Terry Donai is serving a 43-year sentence for murder. He reportedly made an application in 2023, so far unsuccessfully, to transfer to a women’s prison. If gender self-ID is at the “very heart of what the New South Wales Government is about”, why do women in prison have sex-based rights that non-incarcerated women do not, an obvious case of government double standards?
Acting Premier Ryan Park has shut down an attempt by 57-year-old convicted double murderer, Terry Donai, to transfer to a women’s prison.“I don’t find it acceptable, and I don’t think the community would find it acceptable,” the Acting Premier told the Daily Telegraph. “It won’t be happening.”
According to a report in the Daily Telegraph, “government sources raised concern over the first-of-its-kind assessment required for the transfer application, citing the fact that Donai had not undergone gender reassignment surgery.”
I’m a little confused as to which government sources might be troubled that Donai had not first undergone gender reassignment surgery, given that this government championed last year’s push by Alex Greenwich for a person to be able to change their sex on official documents without the need for any type of medical intervention.
Indeed, Acting Corrections Minister Jihad Dib, who also opposed Donai’s proposed move, had this to say about Greenwich and this month’s commencement of Greenwich’s “equality bill” that paved the way for sex self-identification and which the government enthusiastically backed:
“I am sure all members would agree that [Greenwich] is an outstanding member who speaks through his principles.

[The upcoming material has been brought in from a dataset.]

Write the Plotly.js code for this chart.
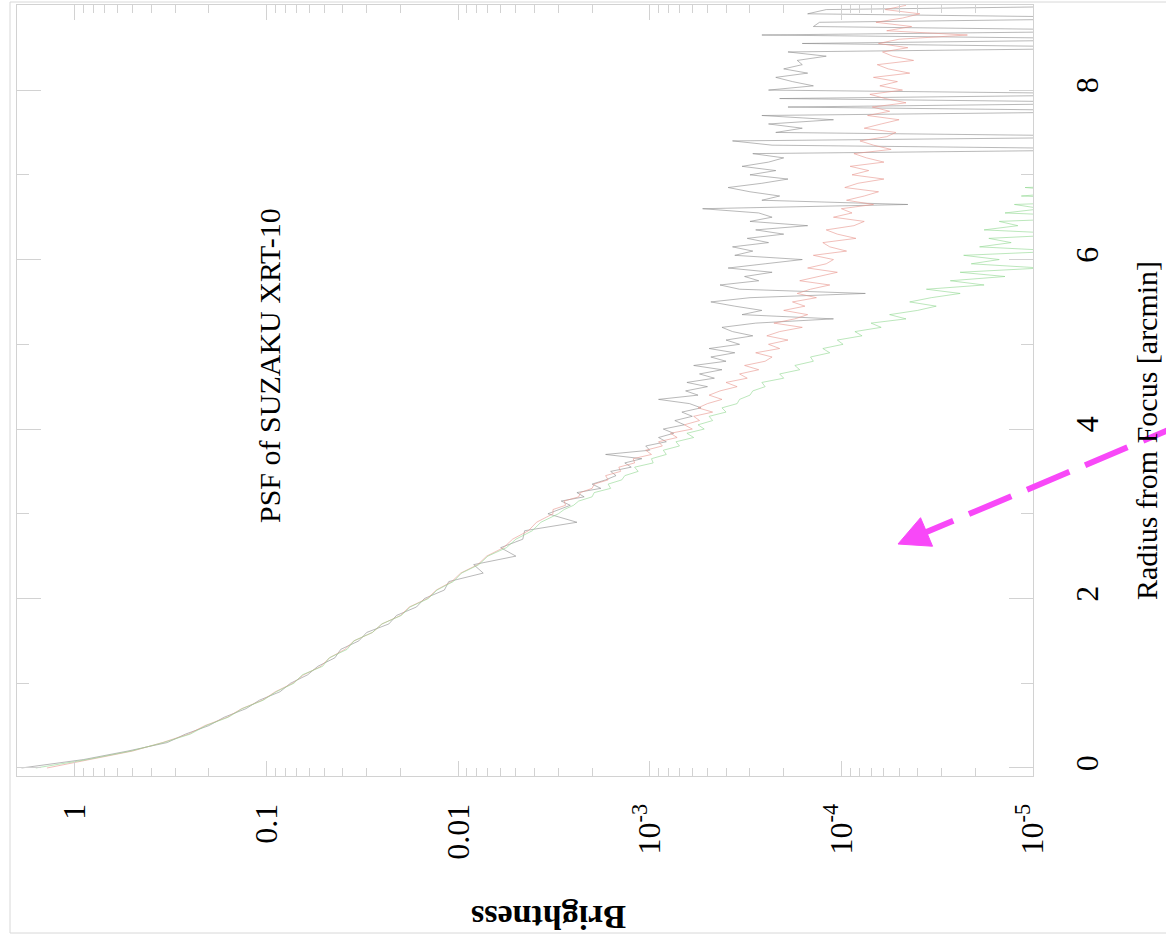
<!DOCTYPE html>
<html><head><meta charset="utf-8">
<script src="https://cdn.plot.ly/plotly-3.0.1.min.js"></script>
<style>html,body{margin:0;padding:0;background:#fff;overflow:hidden}#chart{width:1166px;height:937px}</style>
</head><body><div id="chart"></div>
<script>
// Radius from focus [arcmin]
const radius = [
  0,0.1,0.2,0.3,0.4,0.5,0.6,0.7,0.8,0.9,1.0,1.1,1.2,1.3,1.4,1.5,1.6,1.7,1.8,1.9,2.0,2.1,2.2,2.3,2.4,2.5,2.6,2.7,2.8,2.9,3.0,
  3.05,3.10,3.15,3.20,3.25,3.30,3.35,3.40,3.45,3.50,
  3.55,3.60,3.65,3.70,3.75,3.80,3.85,3.90,3.95,4.00,
  4.05,4.10,4.15,4.20,4.25,4.30,4.35,4.40,4.45,4.50,
  4.55,4.60,4.65,4.70,4.75,4.80,4.85,4.90,4.95,5.00,
  5.05,5.10,5.15,5.20,5.25,5.30,5.35,5.40,5.45,5.50,
  5.55,5.60,5.65,5.70,5.75,5.80,5.85,5.90,5.95,6.00,
  6.05,6.10,6.15,6.20,6.25,6.30,6.35,6.40,6.45,6.50,
  6.55,6.60,6.65,6.70,6.75,6.80,6.85,6.90,6.95,7.00,
  7.05,7.10,7.15,7.20,7.25,7.30,7.35,7.40,7.45,7.50,
  7.55,7.60,7.65,7.70,7.75,7.80,7.85,7.90,7.95,8.00,
  8.05,8.10,8.15,8.20,8.25,8.30,8.35,8.40,8.45,8.50,
  8.55,8.60,8.65,8.70,8.75,8.80,8.85,8.90,8.95,9.00
];

// Brightness, black curve
const brightnessBlack = [
  1.9,0.9,0.53,0.33,0.265,0.2,0.166,0.128,0.109,0.085,0.075,0.061,0.054,0.044,0.041,0.033,0.030,0.023,0.021,0.0165,0.0150,0.0118,0.0112,0.0074,0.0083,0.0050,0.0060,0.0046,0.0045,0.0024,0.0034,
  3.0e-3,2.6e-3,2.9e-3,2.2e-3,2.4e-3,1.8e-3,2.0e-3,1.7e-3,1.5e-3,1.6e-3,
  1.25e-3,1.35e-3,1.1e-3,1.7e-3,1.0e-3,1.05e-3,8.2e-4,9.0e-4,7.5e-4,8.5e-4,
  6.6e-4,7.4e-4,6.0e-4,6.8e-4,5.4e-4,6.2e-4,9.0e-4,5.6e-4,6.5e-4,5.0e-4,
  6.4e-4,4.6e-4,5.5e-4,4.2e-4,5.9e-4,4.0e-4,4.8e-4,3.6e-4,4.9e-4,3.4e-4,
  4.0e-4,2.9e-4,3.7e-4,4.2e-4,2.8e-4,1.1e-4,3.3e-4,2.6e-4,3.6e-4,4.8e-4,
  3.0e-4,7.5e-5,3.4e-4,4.3e-4,2.7e-4,3.2e-4,2.3e-4,3.9e-4,2.5e-4,1.6e-4,
  3.6e-4,2.9e-4,3.7e-4,2.4e-4,3.1e-4,2.0e-4,2.8e-4,1.5e-4,3.0e-4,2.3e-4,
  2.7e-4,5.3e-4,4.5e-5,2.6e-4,2.1e-4,3.0e-4,3.9e-4,2.6e-4,1.9e-4,3.0e-4,
  2.2e-4,3.3e-4,2.4e-4,2.0e-4,2.9e-4,2e-6,2.3e-4,3.7e-4,2e-6,2.2e-4,
  1.6e-4,2.4e-4,1.1e-4,2.6e-4,2e-6,1.9e-4,2e-6,2.1e-4,2e-6,2.4e-4,
  1.4e-4,1.8e-4,2.2e-4,1.5e-4,2.0e-4,1.6e-4,1.7e-4,1.2e-4,1.9e-4,2e-6,
  1.6e-4,2e-6,2.6e-4,2e-6,1.4e-4,1.3e-4,2e-6,1.5e-4,1.2e-4,2e-6
];

// Brightness, red curve
const brightnessRed = [
  1.4,0.85,0.5,0.35,0.255,0.21,0.16,0.135,0.105,0.09,0.073,0.064,0.052,0.047,0.039,0.035,0.028,0.025,0.020,0.018,0.0145,0.0130,0.0108,0.0097,0.0079,0.0071,0.0058,0.0052,0.0043,0.0039,0.0032,
  3.2e-3,2.75e-3,2.8e-3,2.35e-3,2.3e-3,2.0e-3,1.95e-3,1.65e-3,1.7e-3,1.42e-3,
  1.45e-3,1.2e-3,1.22e-3,9.8e-4,1.05e-3,8.6e-4,9.0e-4,7.2e-4,7.8e-4,6.0e-4,
  6.6e-4,5.5e-4,5.9e-4,4.7e-4,5.6e-4,5.0e-4,4.2e-4,4.9e-4,4.3e-4,3.5e-4,
  4.0e-4,3.1e-4,3.4e-4,2.7e-4,3.2e-4,2.5e-4,2.3e-4,2.8e-4,2.1e-4,2.4e-4,
  1.9e-4,2.45e-4,2.1e-4,1.6e-4,2.25e-4,1.75e-4,1.5e-4,2.0e-4,1.55e-4,1.8e-4,
  1.35e-4,1.7e-4,1.45e-4,1.15e-4,1.65e-4,1.3e-4,1.05e-4,1.5e-4,1.2e-4,1.1e-4,
  1.4e-4,9.4e-5,1.15e-4,1.25e-4,8.4e-5,1.05e-4,1.2e-4,8.6e-5,7.6e-5,1.1e-4,
  8.8e-5,1.0e-4,6.8e-5,9.4e-5,7.6e-5,6.4e-5,9.6e-5,8.2e-5,6.0e-5,8.8e-5,
  7.2e-5,9.0e-5,6.0e-5,7.4e-5,8.6e-5,5.5e-5,6.8e-5,8.0e-5,5.8e-5,5.2e-5,
  7.6e-5,6.2e-5,5.0e-5,7.3e-5,5.6e-5,6.9e-5,4.6e-5,5.9e-5,7.1e-5,4.8e-5,
  6.3e-5,5.1e-5,6.8e-5,4.4e-5,5.7e-5,6.5e-5,4.2e-5,5.4e-5,6.1e-5,4.5e-5,
  6.4e-5,5.0e-5,2.2e-5,5.8e-5,4.3e-5,6.6e-5,4.8e-5,3.9e-5,5.9e-5,4.6e-5
];

// Brightness, green curve (ends at 7 arcmin)
const brightnessGreen = [
  1.6,0.86,0.51,0.345,0.25,0.207,0.158,0.134,0.104,0.089,0.072,0.065,0.051,0.047,0.038,0.035,0.028,0.0250,0.0198,0.0178,0.0143,0.0129,0.0106,0.0096,0.0078,0.0070,0.0056,0.0050,0.0041,0.0037,0.0030,
  2.8e-3,2.5e-3,2.35e-3,2.0e-3,1.95e-3,1.6e-3,1.65e-3,1.4e-3,1.35e-3,1.15e-3,
  1.2e-3,9.6e-4,9.8e-4,8.2e-4,8.5e-4,7.0e-4,7.3e-4,5.9e-4,6.4e-4,5.2e-4,
  5.6e-4,4.7e-4,4.9e-4,4.0e-4,4.2e-4,3.5e-4,3.4e-4,3.0e-4,2.9e-4,2.5e-4,
  2.6e-4,2.0e-4,2.1e-4,1.65e-4,1.75e-4,1.4e-4,1.45e-4,1.15e-4,1.25e-4,9.8e-5,
  1.05e-4,7.8e-5,8.5e-5,6.2e-5,7.0e-5,4.6e-5,5.6e-5,4.0e-5,3.2e-5,4.4e-5,
  3.4e-5,2.4e-5,3.6e-5,1.8e-5,2.7e-5,1.4e-5,2.4e-5,9e-6,2.1e-5,1.5e-5,
  2.3e-5,7e-6,1.9e-5,1.3e-5,1.7e-5,6e-6,1.8e-5,1.2e-5,1.5e-5,4e-6,
  1.4e-5,9e-6,1.25e-5,3e-6,1.15e-5,6e-6,1.1e-5,2e-6,4e-6,2e-6
];

const brightnessTickVals = [1, 0.1, 0.01, 1e-3, 1e-4, 1e-5];
const brightnessTickText = ['1', '0.1', '0.01', '10<sup>-3</sup>', '10<sup>-4</sup>', '10<sup>-5</sup>'];
const radiusTickVals = [0, 2, 4, 6, 8];
const radiusTickText = ['0', '2', '4', '6', '8'];
const radiusMinorVals = [1, 3, 5, 7];

const chartTitle = 'PSF of SUZAKU XRT-10';
const xTitle = 'Brightness';
const yTitle = 'Radius from Focus [arcmin]';

// minor log ticks (2..9 per decade)
const brightnessMinorVals = [];
for (let d = -5; d <= 0; d++) for (let k = 2; k <= 9; k++) brightnessMinorVals.push(k * Math.pow(10, d));

// pixel -> paper helpers for decorations
const M = {l: 17, r: 133, t: 5, b: 161}, W = 1166, H = 937;
const PW = W - M.l - M.r, PH = H - M.t - M.b;
const px = v => (v - M.l) / PW;
const py = v => (H - M.b - v) / PH;

const axisGray = '#d2d2d2';
const fontFam = 'Liberation Serif, Times New Roman, serif';

const traces = [
  {x: brightnessBlack, y: radius, mode: 'lines', line: {color: '#8a8a8a', width: 0.6}, name: 'black'},
  {x: brightnessRed, y: radius, mode: 'lines', line: {color: '#e8948c', width: 0.6}, name: 'red'},
  {x: brightnessGreen, y: radius.slice(0, brightnessGreen.length), mode: 'lines', line: {color: '#8fd68f', width: 0.6}, name: 'green'}
];

// arrow geometry (decoration)
const tip = [898, 544], ux = 0.921, uy = -0.388, pxp = 0.388, pyp = 0.921;
const hb = [tip[0] + 31 * ux, tip[1] + 31 * uy];
const c1 = [hb[0] - 15.5 * pxp, hb[1] - 15.5 * pyp];
const c2 = [hb[0] + 15.5 * pxp, hb[1] + 15.5 * pyp];
const ls = [tip[0] + 14 * ux, tip[1] + 14 * uy];
const le = [tip[0] + 300 * ux, tip[1] + 300 * uy];
const magenta = '#f848f8';

const layout = {
  width: W, height: H,
  margin: M,
  showlegend: false,
  paper_bgcolor: '#ffffff', plot_bgcolor: '#ffffff',
  font: {family: fontFam, color: '#000'},
  xaxis: {
    type: 'log', range: [0.3025, -5.0],
    tickmode: 'array', tickvals: brightnessTickVals, ticktext: brightnessTickText,
    ticks: 'inside', ticklen: 15, tickwidth: 1, tickcolor: axisGray,
    showline: true, linecolor: axisGray, linewidth: 1, mirror: 'ticks',
    showgrid: false, zeroline: false,
    tickangle: -90, tickfont: {family: fontFam, size: 32, color: '#000'},
    ticklabelstandoff: 14,
    minor: {tickmode: 'array', tickvals: brightnessMinorVals, ticks: 'inside', ticklen: 8, tickwidth: 1, tickcolor: axisGray, showgrid: false}
  },
  yaxis: {
    range: [-0.0945, 9.004], side: 'right',
    tickmode: 'array', tickvals: radiusTickVals, ticktext: radiusTickText,
    ticks: 'inside', ticklen: 24, tickwidth: 1, tickcolor: axisGray,
    showline: true, linecolor: axisGray, linewidth: 1, mirror: 'ticks',
    showgrid: false, zeroline: false,
    tickangle: -90, tickfont: {family: fontFam, size: 32, color: '#000'},
    ticklabelstandoff: 26,
    minor: {tickmode: 'array', tickvals: radiusMinorVals, ticks: 'inside', ticklen: 12, tickwidth: 1, tickcolor: axisGray, showgrid: false}
  },
  annotations: [
    {text: chartTitle, xref: 'paper', yref: 'paper', x: px(269), y: py(366), xanchor: 'center', yanchor: 'middle', textangle: -90, showarrow: false, font: {family: fontFam, size: 30, color: '#000'}},
    {text: yTitle, xref: 'paper', yref: 'paper', x: px(1146), y: py(431), xanchor: 'center', yanchor: 'middle', textangle: -90, showarrow: false, font: {family: fontFam, size: 30, color: '#000'}},
    {text: '<b>' + xTitle + '</b>', xref: 'paper', yref: 'paper', x: px(549), y: py(918), xanchor: 'center', yanchor: 'middle', textangle: 180, showarrow: false, font: {family: fontFam, size: 34, color: '#000'}}
  ],
  shapes: [
    {type: 'rect', xref: 'paper', yref: 'paper', x0: px(10), x1: px(1200), y0: py(933), y1: py(2), line: {color: '#d8d8d8', width: 1}, layer: 'below'},
    {type: 'line', xref: 'paper', yref: 'paper', x0: px(ls[0]), y0: py(ls[1]), x1: px(le[0]), y1: py(le[1]), line: {color: magenta, width: 6, dash: '46px,17px'}},
    {type: 'path', xref: 'paper', yref: 'paper',
      path: 'M' + px(tip[0]) + ',' + py(tip[1]) + ' L' + px(c1[0]) + ',' + py(c1[1]) + ' L' + px(c2[0]) + ',' + py(c2[1]) + ' Z',
      fillcolor: magenta, line: {color: magenta, width: 1}}
  ]
};

Plotly.newPlot('chart', traces, layout, {displayModeBar: false, staticPlot: true});
</script>
</body></html>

He is highly regarded and well-respected by everybody… The member for Sydney should be proud of his efforts to champion this particular reform because, from next Tuesday, it is going to be easier for trans and gender-diverse people of New South Wales to update their birth certificates.
The government is able to champion sex self-identification on the one hand and deny Donai’s application on the other because it reserved for itself the right to refuse inmates and parolees the ability to change their sex. In this way, the government insulated itself against the controversy that would ensure once the predictable happened: a male prisoner who was serving a sentence for a violent crime against a woman tried to shift to a female facility.
Shame the government didn’t give the same consideration to vulnerable women in other settings. Women’s shelters are on their own. So too women’s gyms and other women’s only spaces. When it comes to women who aren’t in prison, they are on their own.
Given the government carved out an exemption for itself and not anyone else, one has to wonder whether it is more interested in protecting its own reputation than women at risk.